Batu kenongs, also known as kenong stones, are a type of megalith found in Indonesia. They became prevalent sometime between the Neolithic period and early Iron Age as megalithic culture spread to Indonesia. Archeological research on the stones began in the late 19th century and continues to the present day. There is much uncertainty in how they came to Indonesia, but they are believed to have been used to support buildings.

==Definition==
Betu kenongs are upright cylindrical or rounded stones and receive their name from their physical resemblance to the kenong, a gamelan music instrument. They are described as "cylindrical stones with a knob on top", and classified into three separate categories: those with a single cylindrical knob, those with two cylindrical knobs, and those with rounded knobs.

Excavations have revealed betu kenongs in patterns of rectangles and circles, which has led archeologists to believe they were used for foundations of structures. Along with their organization, the archeological excavation done by Willems in 1938 has continued to support this theory. The excavation found two different purposes for Kenong stones, each used in conjunction to create a foundation. Kenong stones surrounding structures were used to support bamboo stilts in which a bamboo pole would be placed onto the knobs of the stone. Conversely, stones in the center of the construction were used to carry the majority of the house's weight.
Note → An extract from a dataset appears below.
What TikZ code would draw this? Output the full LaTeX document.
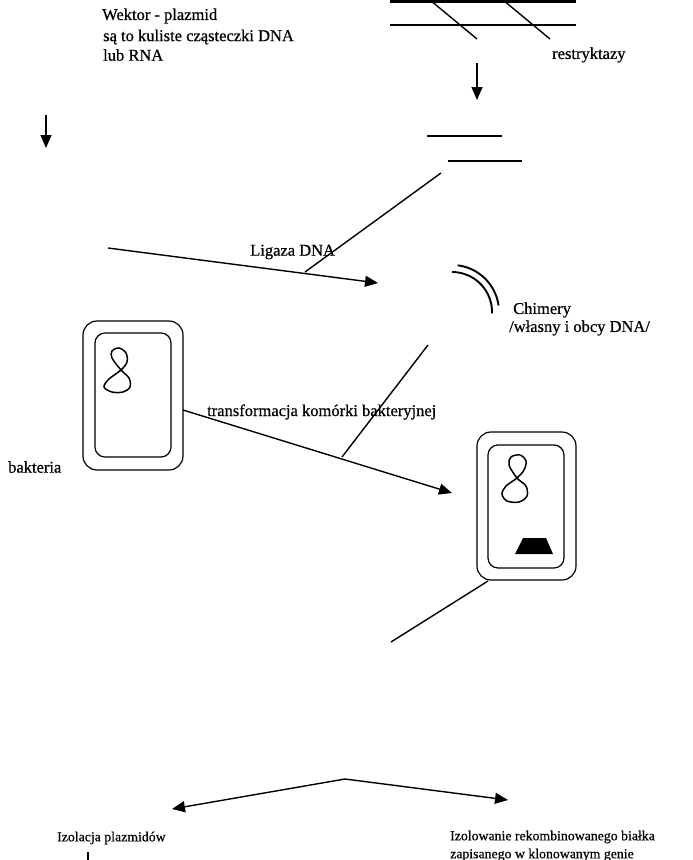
\documentclass[tikz,border=0pt]{standalone}
\usepackage{fontspec}
\setmainfont{Liberation Serif}[FakeBold=0.6]
\usetikzlibrary{arrows.meta}
\begin{document}
\begin{tikzpicture}[x=1pt,y=-1pt,
  lbl/.style={anchor=west,inner sep=0pt,font=\fontsize{16.5}{19}\selectfont},
  small/.style={anchor=west,inner sep=0pt,font=\fontsize{13.8}{18}\selectfont},
  strand/.style={line width=2.6pt},
  cut/.style={line width=1.4pt},
  arr/.style={line width=1.4pt,-{Triangle[length=13pt,width=11pt]}},
  wall/.style={draw,line width=1.2pt,rounded corners=14pt,inner sep=0pt,
    minimum width=100pt,minimum height=149pt},
  membrane/.style={draw,line width=1.2pt,rounded corners=10pt,inner sep=0pt,
    minimum width=76pt,minimum height=124pt},
  eight/.style={line width=1.5pt},
  arcline/.style={line width=1.9pt}]
\useasboundingbox (0,0) rectangle (693,860);

% --- labels ---
\node[lbl] (wektor) at (102,16) {Wektor - plazmid};
\node[lbl] (kuliste) at (103,37) {są to kuliste cząsteczki DNA};
\node[lbl] (lubrna) at (103,55) {lub RNA};
\node[lbl] (restr) at (552,55) {restryktazy};
\node[lbl] (ligaza) at (250,252) {Ligaza DNA};
\node[lbl] (chim) at (513,310) {Chimery};
\node[lbl] (chim2) at (509,328) {/własny i obcy DNA/};
\node[lbl] (transf) at (207,412) {transformacja komórki bakteryjnej};
\node[lbl] (bakt) at (8,467) {bakteria};
\node[small] (izpl) at (57,838) {Izolacja plazmidów};
\node[small] (izbi) at (450,837) {Izolowanie rekombinowanego białka};
\node[small] (izbi2) at (450,855) {zapisanego w klonowanym genie};

% --- DNA cut by restriction enzymes ---
\coordinate (s1a) at (390,1.5);  \coordinate (s1b) at (576,1.5);
\coordinate (s2a) at (390,25);   \coordinate (s2b) at (576,25);
\draw[strand] (s1a) -- (s1b);
\draw[strand] (s2a) -- (s2b);
\coordinate (c1a) at (430,0); \coordinate (c1b) at (477,39);
\coordinate (c2a) at (503,0); \coordinate (c2b) at (550,39);
\draw[cut] (c1a) -- (c1b);
\draw[cut] (c2a) -- (c2b);

% --- arrows down ---
\coordinate (d1a) at (477,63); \coordinate (d1b) at (477,100);
\draw[arr] (d1a) -- (d1b);
\coordinate (d2a) at (46,115); \coordinate (d2b) at (46,148);
\draw[arr] (d2a) -- (d2b);

% --- fragment with sticky ends ---
\coordinate (f1a) at (427,136); \coordinate (f1b) at (502,136);
\coordinate (f2a) at (448,161); \coordinate (f2b) at (522,161);
\draw[strand] (f1a) -- (f1b);
\draw[strand] (f2a) -- (f2b);
\coordinate (g1a) at (441,173); \coordinate (g1b) at (305,272);
\draw[cut] (g1a) -- (g1b);

% --- ligation arrow ---
\coordinate (l1a) at (108,248); \coordinate (l1b) at (378,283);
\draw[arr] (l1a) -- (l1b);

% --- chimera arcs ---
\draw[arcline] plot[domain=83:8,samples=40] ({452+47*cos(\x)},{312-47*sin(\x)});
\draw[arcline] plot[domain=90:-2,samples=40] ({452+40*cos(\x)},{312-40*sin(\x)});

% --- bacterium ---
\node[wall] (cellA) at (133,395.5) {};
\node[membrane] (cellAin) at (133,395) {};
\draw[eight] plot[smooth cycle,tension=0.55] coordinates {
  (121,370) (127,362) (126,353) (119,348) (112,351) (112,358)
  (121,370) (129,378) (130,387) (123,392) (112,392) (104,387) (109,379)};

% --- transformed bacterium ---
\node[wall,minimum width=99pt,minimum height=148pt] (cellB) at (526.5,506) {};
\node[membrane,minimum height=123pt] (cellBin) at (526,506.5) {};
\draw[eight] plot[smooth cycle,tension=0.55] coordinates {
  (517,478) (524,470) (526,461) (520,455) (511,457) (509,465)
  (517,478) (526,486) (527,496) (519,502) (507,501) (502,494) (506,486)};
\fill (523,538) -- (546,538) -- (553,554) -- (515,554) -- cycle;

% --- transformation arrow and crossing line ---
\coordinate (t1a) at (183,410); \coordinate (t1b) at (452,493);
\draw[arr] (t1a) -- (t1b);
\coordinate (h1a) at (428,345); \coordinate (h1b) at (342,457);
\draw[cut] (h1a) -- (h1b);

% --- line from transformed cell ---
\coordinate (k1a) at (488,581); \coordinate (k1b) at (391,642);
\draw[cut] (k1a) -- (k1b);

% --- branching to the two isolation steps ---
\coordinate (apex) at (345,779);
\coordinate (leftend) at (172,809);
\coordinate (rightend) at (508,800);
\draw[arr] (apex) -- (leftend);
\draw[arr] (apex) -- (rightend);
\coordinate (tickA) at (88,852); \coordinate (tickB) at (88,861);
\draw[line width=1.1pt] (tickA) -- (tickB);
\end{tikzpicture}
\end{document}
The stones in the center were supported by a large stone tab; the weight was transferred to it from the kenong stones, creating a steady foundation. This, along with the arrangement of stones in a circular or rectangular pattern, helps to solidify their use as building implements.

==History==
Megaliths can be seen all over Indonesia, spreading from the East to the West. However, even with such a large distribution historians have yet to be able to exactly pinpoint a time and reason for the introduction of megaliths into the region. Theories suggest the culture started in Asia, Ancient Egypt, or along the Mediterranean. Overall, most attribute the appearance of megaliths to cultural diffusion sometime between the Neolithic and early Iron Ages.

Bondowoso, located in the Java region, has attracted much archeological attention for its large number of megaliths. 1898 marked the first documentation of the artifacts in the area and led to the Kenong stone, along with three other megaliths, first being classified for its distinct characteristics. More excavation and research into the early 1940s generated interest in megaliths in Indonesia, leading to a new wave of investigation by the National Research Centre of Archeology after World War 2. This new research discovered 47 megalithic sites in Bondowoso, 13 of them containing Batu kenongs.